Type of Iron	Carbon Content	Primary Characteristic
Pig Iron	Highest (3% – 5%)	Crude, very brittle, raw furnace product.
Cast Iron	Intermediate (2% – 4%)	Hard, brittle, used for molded objects.
Wrought Iron	Lowest (< 0.1%)	Purest form, malleable, resists rust.

Sources: Certificate Physical and Human Geography, Manufacturing Industry and The Iron and Steel Industry, p.284; Certificate Physical and Human Geography, Manufacturing Industry and The Iron and Steel Industry, p.285

6. Solving the Original PYQ (exam-level)

Now that you have mastered the metallurgical refining process, this question invites you to apply the hierarchy of iron purification. As you learned during your conceptual deep-dive, the journey of iron from ore to a finished product is essentially a narrative of systematically reducing carbon content to alter the metal's physical properties. Pig iron (I) represents the raw, intermediate stage direct from the blast furnace, containing the highest level of impurities and carbon (typically 3.8%–4.7%). As this is refined into Cast iron (III), the carbon is slightly reduced to the 2%–4% range. Finally, the most intensive purification results in Wrought iron (II), which is the purest commercial form containing less than 0.08% carbon, making it highly malleable, as noted in NCERT Class 12 Chemistry.

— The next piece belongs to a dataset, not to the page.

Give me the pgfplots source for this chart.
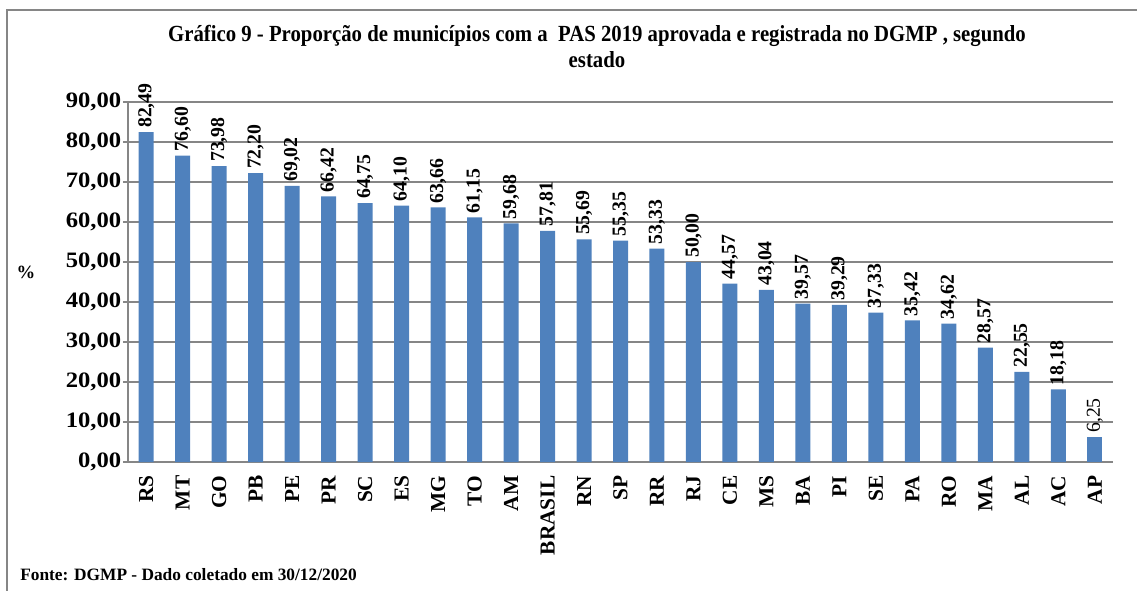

To arrive at the correct answer, (B) I, III, II, you should visualize the industrial workflow: the more refined the iron is, the less carbon it retains. UPSC frequently sets traps by swapping the positions of Cast and Wrought iron. A common mistake is assuming that because "Cast" iron is used for heavy machinery, it must be the most refined; in reality, Wrought iron is the most processed. Options like (A) are designed to catch students who understand that Pig iron is first but fail to distinguish between the final two stages. By anchoring your logic in the inverse relationship between refining intensity and carbon percentage, you can confidently navigate these distractors.